Chinese Internet users began noting that even the most benign of phrases were being blocked from Google.com.hk starting Tuesday morning (or Tuesday afternoon in China), as noted by the Wall Street Journal. This includes searches for words like "happy," in addition to your usual forbidden topics like porn and info about Tiananmen Square protests. As usual, the Chinese government hasn't made any official announcement about the blocks, so users are unsure as to whether they will be permanent or not.
Google's Mobile site, which normally offers access to things like search, images, Gmail, and more, has also been spotty in recent days, according to numerous reports online. Google's service availability page shows that YouTube and Blogger were outright inaccessible as of March 29 while Docs, Picasa, Groups, and Mobile were under a "partial block." The status for Web search still indicates no issues, though that's obviously not the case anymore.
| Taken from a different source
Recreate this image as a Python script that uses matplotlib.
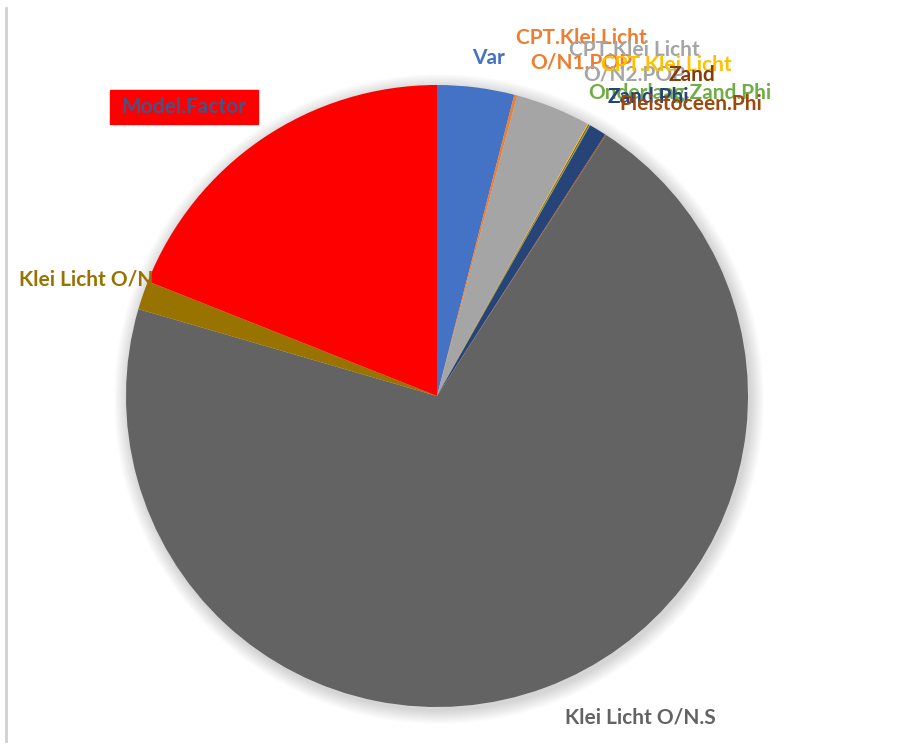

Though the blocks are hardly surprising, many find them to be indicative that China's government is indeed more interested in maintaining control over the Internet for political purposes than allowing citizens to freely access information.
"It's terrible! I want to go out to the street and protest immediately! This will make many people angry," an unnamed photographer in Beijing told the WSJ. "This is a huge setback for China. To be excluded from mainstream society in the outside world makes me...despair for China's future."